By: Dee Brown – Published 12/28/2020 by Forbes.com
Public-private partnerships offer a unique opportunity to redevelop and revitalize smaller communities around the country. A public-private partnership, also known as a P3 or PPP, is an agreement between a private company and a public body that allows for the public sector to transfer certain risks and responsibilities to the private sector. P3s, when structured properly, can provide an opportunity for small communities to develop new facilities and infrastructure, which can be a catalyst for community redevelopment. Two popular P3 delivery methods are known as a design-build-finance (DBF) and design-build-finance-operate-maintain (DBFOM). These delivery methods can be used to relieve significant burdens and risks from the public sector.
Urban communities have gotten a lot of attention in recent years for improving assets using public-private partnerships. The lack of public funding and the abundance of private capital has made P3 a popular tool for delivering public facilities and infrastructure. However, smaller underserved communities also have significant needs for improved facilities and infrastructure. The needs of smaller communities are much more pressing than those of sprawling urban centers.
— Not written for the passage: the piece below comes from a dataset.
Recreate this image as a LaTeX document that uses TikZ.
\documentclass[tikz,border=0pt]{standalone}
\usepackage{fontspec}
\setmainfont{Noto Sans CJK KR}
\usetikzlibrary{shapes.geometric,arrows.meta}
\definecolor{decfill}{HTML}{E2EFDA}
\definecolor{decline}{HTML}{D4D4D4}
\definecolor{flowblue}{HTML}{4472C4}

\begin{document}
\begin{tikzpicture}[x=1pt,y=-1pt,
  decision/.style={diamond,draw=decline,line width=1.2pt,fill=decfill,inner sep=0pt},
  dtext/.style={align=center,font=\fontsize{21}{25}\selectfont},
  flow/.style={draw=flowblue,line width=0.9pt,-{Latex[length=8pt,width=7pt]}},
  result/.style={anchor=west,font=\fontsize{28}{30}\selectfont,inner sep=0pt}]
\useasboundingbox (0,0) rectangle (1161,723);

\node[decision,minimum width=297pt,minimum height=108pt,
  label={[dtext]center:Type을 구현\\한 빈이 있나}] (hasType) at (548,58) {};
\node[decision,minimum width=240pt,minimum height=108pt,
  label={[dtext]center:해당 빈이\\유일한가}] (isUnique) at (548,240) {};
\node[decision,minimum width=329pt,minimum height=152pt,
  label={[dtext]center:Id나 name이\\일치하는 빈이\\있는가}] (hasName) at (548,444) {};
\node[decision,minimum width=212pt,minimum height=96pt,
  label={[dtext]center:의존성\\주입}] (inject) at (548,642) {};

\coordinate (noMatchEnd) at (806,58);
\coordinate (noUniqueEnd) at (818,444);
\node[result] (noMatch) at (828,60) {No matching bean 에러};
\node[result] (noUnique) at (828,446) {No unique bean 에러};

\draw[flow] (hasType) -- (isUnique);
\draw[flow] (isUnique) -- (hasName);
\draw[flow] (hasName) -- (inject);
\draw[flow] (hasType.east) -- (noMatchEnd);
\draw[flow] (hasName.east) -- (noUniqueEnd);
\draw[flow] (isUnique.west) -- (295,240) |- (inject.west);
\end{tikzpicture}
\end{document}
Complicating the issue is the fact that many smaller communities often have not constructed new facilities or infrastructure in decades. A well-structured P3 shifts risk from the public sector to the private sector while focusing on allowing the construction activity to be executed by local contractors, subcontractors and vendors. A well-structured P3 also allows municipalities to incorporate small and minority-owned business participation requirements that can be managed in a more transparent manner. The use of national resources partnered with the local workforce creates an inherent best value proposition for the community. When the construction dollars stay within the local community, these dollars can turn over six to seven times, creating a significant impact on the bottom line for the community.
Smaller communities typically do not have the technical resources and expertise to deliver capital projects efficiently. Also, the traditional design-bid-build methodology has proven to be a time-consuming and often more costly method of delivering public projects, especially in smaller communities. The lack of sophisticated construction management experience and the lack of integration between the design, construction and finance often results in projects that are over budget and of inferior quality. However, these communities still have a substantial need for new infrastructure, public safety facilities, courthouses, healthcare facilities, parks, museums and much more. The ability to make needed improvements to public facilities and infrastructure results in a better quality of life for the citizens and increased revenues for the public agency.
A well-structured P3 should accomplish a number of important things for smaller communities. In addition to gaining technical expertise, these communities should be able to take advantage of tax-exempt financing as well as no upfront costs for attorney fees, program managers, site acquisition, architectural design, engineering, etc. The private sector is well suited and well-capitalized to carry these upfront expenses, which can be as much as 18%-20% of the total project cost.
P3s also allow the private sector the ability to structure financing for essential facilities and infrastructure in a manner that does not require a pledge of full faith and credit from the public entity. When a public entity does not pledge its full faith and credit, in most states, this eliminates the requirement of a bond referendum and also does not impact the general obligation capacity of the community.
A tax-exempt lease purchase agreement is a common structure used to deliver P3 projects quickly and efficiently and is a perfect structure for small communities. Under a tax-exempt lease purchase agreement, the private sector establishes a special purpose entity to hold the asset. At the end of the lease purchase term, which can be up to 30 years, the government purchases the asset for $1.
Using a tax-exempt lease purchase agreement to fund a P3 project ensures that the private developer is working for a fixed fee and that the community is able to fund the project with the lowest cost of capital. Under this structure, essential facilities and infrastructure can typically be financed with semi-annual payments that are subject to annual appropriations and the availability of funds. Tax-exempt financing also offers long-term fixed rates, which are a much more attractive proposition than commercial bank financing.